GIVEN EXERCISE
Examine the entries and show every line in which the word "diagram" is found.
# # #
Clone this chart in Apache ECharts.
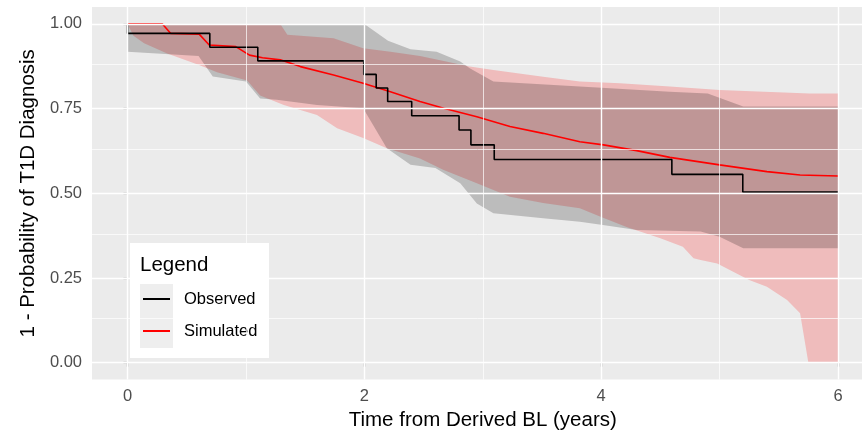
<!DOCTYPE html>
<html>
<head>
<meta charset="utf-8">
<script src="https://cdn.jsdelivr.net/npm/echarts@6/dist/echarts.min.js"></script>
<style>html,body{margin:0;padding:0;background:#fff}#c{width:862px;height:431px}</style>
</head>
<body>
<div id="c"></div>
<script>
// Observed Kaplan-Meier step function
var obsTime = [0, 0, 0.695, 1.10, 1.995, 2.10, 2.197, 2.40, 2.80, 2.90, 3.097, 4.597, 5.196, 6.0];
var obsSurv = [1.0, 0.972, 0.931, 0.891, 0.851, 0.811, 0.771, 0.729, 0.687, 0.643, 0.600, 0.556, 0.504, 0.504];

// Observed CI ribbon
var obsUpT = [0, 2.0, 2.2, 2.39, 2.61, 2.81, 2.89, 3.09, 3.82, 4.58, 4.9, 5.2, 6.0];
var obsUpV = [1.0, 1.0, 0.95, 0.925, 0.918, 0.889, 0.869, 0.83, 0.815, 0.80, 0.795, 0.756, 0.756];
var obsLoT = [0, 0.6, 0.72, 1.0, 1.12, 1.26, 1.6, 1.99, 2.19, 2.39, 2.6, 2.81, 2.95, 3.09, 3.51, 3.82, 4.0, 4.3, 4.84, 5.0, 5.2, 6.0];
var obsLoV = [0.918, 0.905, 0.845, 0.83, 0.78, 0.776, 0.761, 0.751, 0.633, 0.584, 0.575, 0.53, 0.47, 0.441, 0.426, 0.416, 0.407, 0.392, 0.387, 0.372, 0.338, 0.338];

// Simulated median curve
var simTime = [0, 0.295, 0.365, 0.605, 0.69, 0.914, 1.03, 1.14, 1.29, 1.46, 1.74, 1.99, 2.22, 2.47, 2.67, 2.95, 3.23, 3.51, 3.82, 4.02, 4.3, 4.58, 5.0, 5.4, 5.68, 6.0];
var simSurv = [1.0, 1.0, 0.972, 0.97, 0.938, 0.933, 0.908, 0.90, 0.894, 0.874, 0.849, 0.825, 0.80, 0.771, 0.751, 0.726, 0.697, 0.677, 0.652, 0.643, 0.626, 0.606, 0.584, 0.564, 0.554, 0.551];

// Simulated prediction interval
var simUpT = [0, 1.29, 1.35, 1.74, 1.99, 2.22, 2.47, 2.89, 3.09, 3.51, 3.82, 4.16, 4.58, 5.0, 5.76, 6.0];
var simUpV = [1.0, 1.0, 0.968, 0.958, 0.928, 0.918, 0.905, 0.874, 0.864, 0.844, 0.830, 0.825, 0.815, 0.805, 0.795, 0.795];
var simLoT = [0, 0.05, 0.14, 0.335, 0.61, 0.756, 1.01, 1.12, 1.32, 1.6, 1.77, 1.99, 2.19, 2.47, 2.67, 2.95, 3.23, 3.51, 3.82, 4.0, 4.22, 4.5, 4.69, 4.78, 4.84, 4.98, 5.25, 5.4, 5.57, 5.68, 5.75, 6.0];
var simLoV = [1.0, 0.965, 0.943, 0.913, 0.878, 0.857, 0.833, 0.789, 0.761, 0.731, 0.692, 0.663, 0.633, 0.603, 0.569, 0.53, 0.49, 0.471, 0.456, 0.43, 0.40, 0.367, 0.342, 0.308, 0.303, 0.293, 0.244, 0.224, 0.185, 0.146, 0.0, 0.0];

// Axis ticks
var xMajor = [0, 2, 4, 6];
var xMinor = [1, 3, 5];
var yMajor = [0, 0.25, 0.5, 0.75, 1.0];
var yMinor = [0.125, 0.375, 0.625, 0.875];

var legendNames = ['Observed', 'Simulated'];

function zip(a, b) { return a.map(function (v, i) { return [v, b[i]]; }); }

function ribbon(upT, upV, loT, loV, fill) {
  return function (params, api) {
    var pts = [];
    for (var i = 0; i < upT.length; i++) pts.push(api.coord([upT[i], upV[i]]));
    for (var j = loT.length - 1; j >= 0; j--) pts.push(api.coord([loT[j], loV[j]]));
    return { type: 'polygon', shape: { points: pts }, style: { fill: fill } };
  };
}

var gridLines = [];
xMajor.forEach(function (v) { gridLines.push({ xAxis: v, lineStyle: { width: 1.4 } }); });
xMinor.forEach(function (v) { gridLines.push({ xAxis: v, lineStyle: { width: 0.7 } }); });
yMajor.forEach(function (v) { gridLines.push({ yAxis: v, lineStyle: { width: 1.4 } }); });
yMinor.forEach(function (v) { gridLines.push({ yAxis: v, lineStyle: { width: 0.7 } }); });

var FONT = '"Liberation Sans", Arial, sans-serif';
var chart = echarts.init(document.getElementById('c'), null, { renderer: 'canvas' });
chart.setOption({
  animation: false,
  textStyle: { fontFamily: FONT },
  grid: { left: 92, top: 7, width: 781.5, height: 372.6, show: true, backgroundColor: '#ebebeb', borderWidth: 0,
    containLabel: false, outerBoundsMode: 'none' },
  xAxis: {
    type: 'value', min: -0.3, max: 6.3,
    name: 'Time from Derived BL (years)', nameLocation: 'middle', nameGap: 28,
    nameTextStyle: { fontSize: 20.5, color: '#000', fontFamily: FONT },
    axisLine: { show: false },
    axisTick: { show: true, length: 4, customValues: xMajor, lineStyle: { color: '#333', width: 1.2 } },
    axisLabel: { customValues: xMajor, color: '#4d4d4d', fontSize: 16.5, margin: 8, fontFamily: FONT },
    splitLine: { show: false }
  },
  yAxis: {
    type: 'value', min: -0.05, max: 1.05,
    name: '1 - Probability of T1D Diagnosis', nameLocation: 'middle', nameGap: 44,
    nameTextStyle: { fontSize: 20.5, color: '#000', fontFamily: FONT },
    axisLine: { show: false },
    axisTick: { show: true, length: 4, customValues: yMajor, lineStyle: { color: '#333', width: 1.2 } },
    axisLabel: { customValues: yMajor, color: '#4d4d4d', fontSize: 16.5, margin: 10, fontFamily: FONT,
      formatter: function (v) { return v.toFixed(2); } },
    splitLine: { show: false }
  },
  legend: {
    data: legendNames, orient: 'vertical', left: 143, top: 289, padding: 0,
    itemWidth: 27, itemHeight: 2, itemGap: 12, icon: 'rect',
    textStyle: { fontSize: 16.5, color: '#000', lineHeight: 20, padding: [0, 0, 0, 9], fontFamily: FONT },
    selectedMode: false
  },
  graphic: [
    { type: 'rect', z: 3, shape: { x: 130, y: 243, width: 139, height: 115 }, style: { fill: '#ffffff' } },
    { type: 'rect', z: 3, shape: { x: 140, y: 284, width: 33, height: 64 }, style: { fill: '#eeeeee' } },
    { type: 'text', z: 3, x: 140, y: 265, style: { text: 'Legend', fill: '#000', font: '20.5px ' + FONT, textVerticalAlign: 'middle' } }
  ],
  series: [
    { type: 'line', name: 'grid', data: [], z: 1, silent: true,
      markLine: { silent: true, symbol: 'none', label: { show: false }, lineStyle: { color: '#ffffff', type: 'solid' }, data: gridLines } },
    { type: 'custom', name: 'Simulated band', z: 2, silent: true, data: [[0, 0]],
      renderItem: ribbon(simUpT, simUpV, simLoT, simLoV, 'rgba(255,0,0,0.2)') },
    { type: 'custom', name: 'Observed band', z: 2, silent: true, data: [[0, 0]],
      renderItem: ribbon(obsUpT, obsUpV, obsLoT, obsLoV, 'rgba(0,0,0,0.2)') },
    { type: 'line', name: 'Simulated', z: 3, data: zip(simTime, simSurv), symbol: 'none', showSymbol: false,
      itemStyle: { color: '#ff0000' }, lineStyle: { color: '#ff0000', width: 1.6 } },
    { type: 'line', name: 'Observed', z: 4, data: zip(obsTime, obsSurv), step: 'end', symbol: 'none', showSymbol: false,
      itemStyle: { color: '#000000' }, lineStyle: { color: '#000000', width: 1.6 } }
  ]
});
</script>
</body>
</html>
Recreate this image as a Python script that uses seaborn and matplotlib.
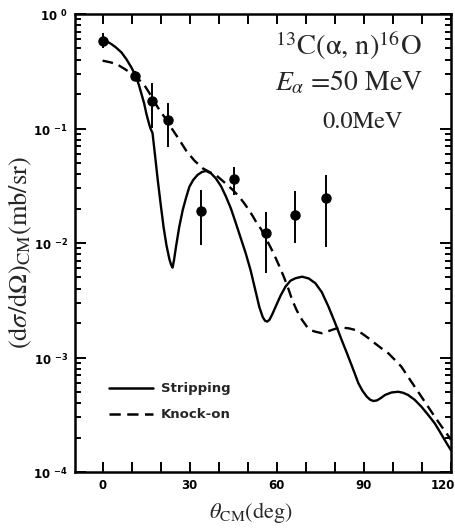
import matplotlib
matplotlib.use("Agg")
import matplotlib.pyplot as plt
import matplotlib.transforms as mtransforms
from matplotlib.ticker import MultipleLocator, LogLocator, NullFormatter
import pandas as pd
import seaborn as sns

# Stripping calculation: angle (deg) and cross section (mb/sr)
theta_strip = [0, 1.5, 3.0, 4.5, 6.5, 8.2, 9.9, 10.8, 11.6, 12.5, 13.4, 14.3,
               15.1, 16.0, 16.5, 17.2, 18.0, 19.0, 20.0, 21.0, 22.0, 23.0,
               23.6, 24.1, 24.6, 25.3, 26.4, 27.6, 28.8, 29.9, 31.2, 32.7,
               34.2, 35.6, 37.3, 39.0, 40.8, 42.5, 44.2, 45.9, 47.6, 49.3,
               51.0, 52.5, 54.0, 55.2, 56.0, 56.7, 57.5, 58.5, 59.6, 61.3,
               63.0, 64.7, 66.4, 68.7, 71.0, 73.3, 75.5, 77.8, 80.1, 82.4,
               84.1, 85.8, 87.0, 88.1, 89.5, 91.0, 92.2, 93.3, 94.5, 95.8,
               97.3, 99.5, 101.8, 103.5, 105.2, 107.5, 109.8, 112.1, 114.4,
               116.1, 117.8, 119.0, 120.0]
xs_strip = [0.585, 0.575, 0.547, 0.513, 0.462, 0.403, 0.342, 0.309, 0.280,
            0.240, 0.200, 0.166, 0.134, 0.110, 0.100, 0.0912, 0.0603, 0.0355,
            0.0219, 0.0138, 0.00955, 0.00724, 0.00646, 0.00610, 0.00708,
            0.00933, 0.0138, 0.0194, 0.0251, 0.0310, 0.0355, 0.0393, 0.0417,
            0.0426, 0.0407, 0.0367, 0.0313, 0.0254, 0.0200, 0.0149, 0.0110,
            0.00813, 0.00575, 0.00398, 0.00275, 0.00224, 0.00209, 0.00206,
            0.00214, 0.00240, 0.00278, 0.00347, 0.00416, 0.00468, 0.00492,
            0.00508, 0.00490, 0.00445, 0.00372, 0.00278, 0.00200, 0.00141,
            0.00110, 0.000851, 0.000708, 0.000596, 0.000513, 0.000455,
            0.000427, 0.000417, 0.000422, 0.000442, 0.000471, 0.000495,
            0.000502, 0.000492, 0.000471, 0.000427, 0.000372, 0.000316,
            0.000266, 0.000226, 0.000191, 0.000170, 0.000155]

# Knock-on calculation
theta_knock = [0, 2.4, 4.8, 7.6, 9.3, 11.1, 12.8, 14.5, 16.7, 19.0, 21.3,
               23.6, 26.2, 28.8, 31.6, 34.5, 36.8, 39.0, 41.0, 43.0, 45.0,
               47.0, 48.7, 50.4, 51.7, 53.0, 54.6, 56.2, 57.9, 59.6, 61.0,
               62.5, 64.0, 65.3, 66.9, 68.7, 70.5, 72.0, 73.3, 75.5, 77.8,
               80.1, 82.5, 84.7, 87.0, 89.2, 91.5, 93.8, 96.1, 98.4, 100.7,
               102.9, 105.2, 107.5, 109.8, 112.1, 114.4, 116.7, 118.9, 120.0]
xs_knock = [0.391, 0.380, 0.366, 0.331, 0.310, 0.289, 0.263, 0.237, 0.193,
            0.153, 0.126, 0.102, 0.0813, 0.0640, 0.0525, 0.0449, 0.0417,
            0.0393, 0.0355, 0.0321, 0.0288, 0.0254, 0.0224, 0.0194, 0.0172,
            0.0151, 0.0132, 0.0110, 0.00912, 0.00741, 0.00617, 0.00501,
            0.00398, 0.00318, 0.00257, 0.00213, 0.00184, 0.00172, 0.00168,
            0.00163, 0.00170, 0.00178, 0.00182, 0.00180, 0.00174, 0.00163,
            0.00148, 0.00133, 0.00120, 0.00109, 0.000951, 0.000832,
            0.000679, 0.000556, 0.000455, 0.000372, 0.000304, 0.000251,
            0.000210, 0.000191]

# Measured points with error-bar limits
theta_exp = [0, 11.1, 17.0, 22.5, 33.9, 45.1, 56.2, 66.4, 77.0]
xs_exp = [0.578, 0.289, 0.173, 0.119, 0.0191, 0.0360, 0.0123, 0.0176, 0.0247]
xs_lo = [0.500, 0.265, 0.101, 0.0689, 0.00961, 0.0262, 0.00543, 0.00993, 0.00929]
xs_hi = [0.680, 0.315, 0.249, 0.167, 0.0290, 0.0464, 0.0188, 0.0284, 0.0393]

model_names = ["Stripping", "Knock-on"]
x_ticks = [0, 30, 60, 90, 120]
y_ticks = [1e-4, 1e-3, 1e-2, 1e-1, 1]
y_exponents = ["-4", "-3", "-2", "-1", "0"]
y_tick_labels = [r"$\mathbf{10}^{\ \ \mathbf{%s}}$" % e for e in y_exponents]

df = pd.concat([
    pd.DataFrame({"theta": theta_strip, "xs": xs_strip, "model": model_names[0]}),
    pd.DataFrame({"theta": theta_knock, "xs": xs_knock, "model": model_names[1]}),
])

sns.set_theme(style="ticks")
plt.rcParams["font.family"] = ["DejaVu Sans"]
plt.rcParams["mathtext.fontset"] = "custom"
plt.rcParams["mathtext.rm"] = "STIXGeneral"
plt.rcParams["mathtext.it"] = "STIXGeneral:italic"
plt.rcParams["mathtext.bf"] = "DejaVu Sans:bold"

fig = plt.figure(figsize=(4.56, 5.29), dpi=100)
ax = fig.add_axes([75 / 456, 1 - 472 / 529, 376 / 456, 458 / 529])

sns.lineplot(data=df, x="theta", y="xs", style="model", style_order=model_names,
             dashes={"Stripping": "", "Knock-on": (4.5, 2.6)}, color="black",
             lw=1.7, sort=False, estimator=None, ax=ax)

yerr = [[v - lo for v, lo in zip(xs_exp, xs_lo)],
        [hi - v for v, hi in zip(xs_exp, xs_hi)]]
ax.errorbar(theta_exp, xs_exp, yerr=yerr, fmt="o", color="black", ms=6.5,
            elinewidth=1.4, capsize=0, zorder=5)

ax.set_yscale("log")
ax.set_xlim(-9.5, 120)
ax.set_ylim(1e-4, 1)

ax.set_xticks(x_ticks, labels=[str(t) for t in x_ticks])
ax.xaxis.set_minor_locator(MultipleLocator(10))
ax.set_yticks(y_ticks, labels=y_tick_labels)
ax.yaxis.set_minor_locator(LogLocator(base=10, subs=range(2, 10)))
ax.yaxis.set_minor_formatter(NullFormatter())

ax.tick_params(which="both", direction="in", top=True, right=True,
               width=1.4, colors="black")
ax.tick_params(axis="x", which="both", length=7, pad=5)
ax.tick_params(axis="y", which="major", length=8, pad=5)
ax.tick_params(axis="y", which="minor", length=4)
for lab in ax.get_xticklabels():
    lab.set_fontweight("bold")
    lab.set_fontsize(8.5)
for lab in ax.get_yticklabels():
    lab.set_fontsize(8.5)
# keep the last x label inside the frame
last = ax.get_xticklabels()[-1]
last.set_transform(last.get_transform() +
                   mtransforms.ScaledTranslation(-8 / 100, 0, fig.dpi_scale_trans))

for sp in ax.spines.values():
    sp.set_linewidth(1.8)
    sp.set_color("black")

ax.set_xlabel(r"$\theta_{\rm CM}$(deg)", fontsize=16, family="STIXGeneral")
ax.xaxis.set_label_coords(0.468, -0.062)
ax.set_ylabel(r"(d$\sigma$/d$\Omega$)$_{\rm CM}$(mb/sr)", fontsize=19,
              family="STIXGeneral")
ax.yaxis.set_label_coords(-0.146, 0.480)
ax.yaxis.label.set_va("center")

ax.text(0.923, 0.910, r"$^{13}$C($\mathrm{\alpha}$, n)$^{16}$O",
        transform=ax.transAxes, ha="right", va="baseline", fontsize=20.5,
        family="STIXGeneral")
ax.text(0.926, 0.834, r"$E_{\alpha}$ =50 MeV", transform=ax.transAxes,
        ha="right", va="baseline", fontsize=20, family="STIXGeneral")
ax.text(0.872, 0.751, "0.0MeV", transform=ax.transAxes,
        ha="right", va="baseline", fontsize=17.5, family="STIXGeneral")

handles, labels = ax.get_legend_handles_labels()
for h in handles:
    h.set_linewidth(1.8)
ax.legend(handles, labels, loc="upper left", bbox_to_anchor=(0.06, 0.222),
          frameon=False, handlelength=3.3, handletextpad=0.6,
          labelspacing=1.0, prop={"weight": "bold", "size": 9.5})

ax.set_facecolor("white")
fig.patch.set_facecolor("white")
fig.savefig("out.png", dpi=100)
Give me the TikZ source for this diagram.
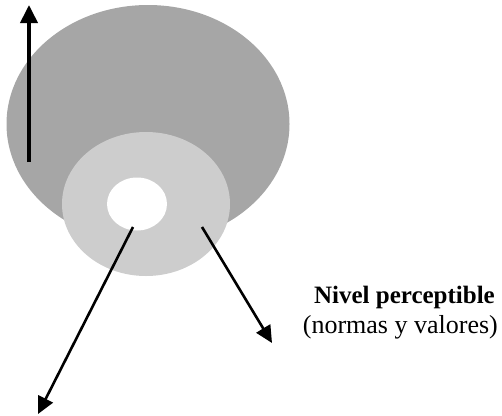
\documentclass[tikz,border=0pt]{standalone}
\usepackage{fontspec}
\setmainfont{Liberation Serif}
\usetikzlibrary{shapes.geometric,arrows.meta}
\definecolor{outergray}{HTML}{A6A6A6}
\definecolor{ringgray}{HTML}{CDCDCD}
\tikzset{
  blob/.style={ellipse, inner sep=0pt, draw=none},
  pointer/.style={line width=2.6pt, -{Triangle[length=17pt,width=16pt]}},
  uparrow/.style={line width=3.8pt, -{Triangle[length=18pt,width=17pt]}},
  lbl/.style={inner sep=0pt, anchor=base east}
}
\begin{document}
\begin{tikzpicture}[x=1pt,y=-1pt]
\useasboundingbox (0,0) rectangle (502,415);
\node[blob, fill=outergray, minimum width=283pt, minimum height=238pt] (outer) at (148,124) {};
\node[blob, fill=ringgray, minimum width=168pt, minimum height=144pt] (ring) at (146,204) {};
\node[blob, fill=white, minimum width=60pt, minimum height=53pt] (core) at (137,204) {};
\coordinate (upstart) at (29,162);
\coordinate (uptip) at (29,5);
\coordinate (corestart) at (133,227);
\coordinate (coretip) at (38,414);
\coordinate (ringstart) at (202,227);
\coordinate (ringtip) at (272,343);
\draw[uparrow] (upstart) -- (uptip);
\draw[pointer] (corestart) -- (coretip);
\draw[pointer] (ringstart) -- (ringtip);
\node[lbl, font=\fontsize{25}{29}\selectfont\bfseries] (t1) at (495,303) {Nivel perceptible};
\node[lbl, font=\fontsize{26}{30}\selectfont] (t2) at (498,333) {(normas y valores)};
\end{tikzpicture}
\end{document}
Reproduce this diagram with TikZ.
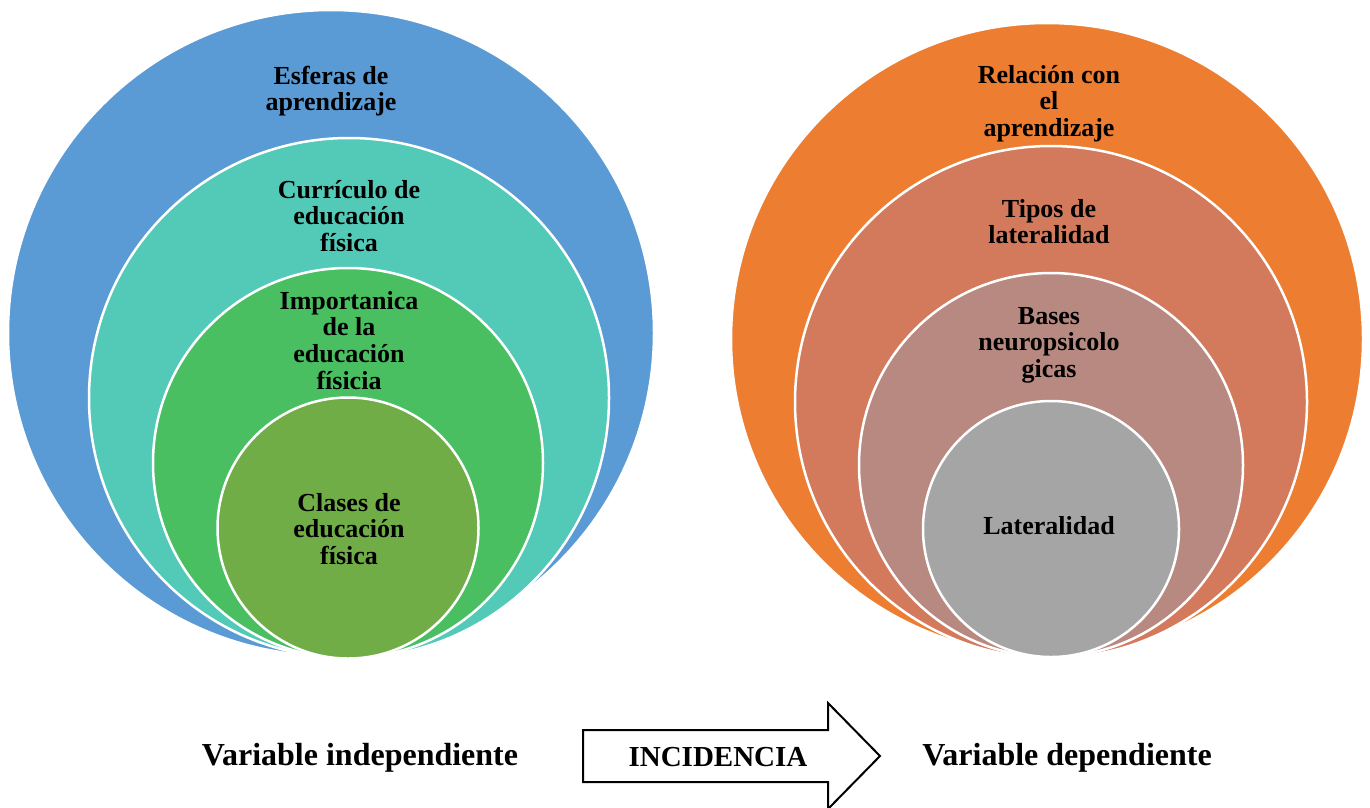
# # #
TASK ANSWER
Give me the TikZ source for this diagram.
Reproduce this diagram with TikZ.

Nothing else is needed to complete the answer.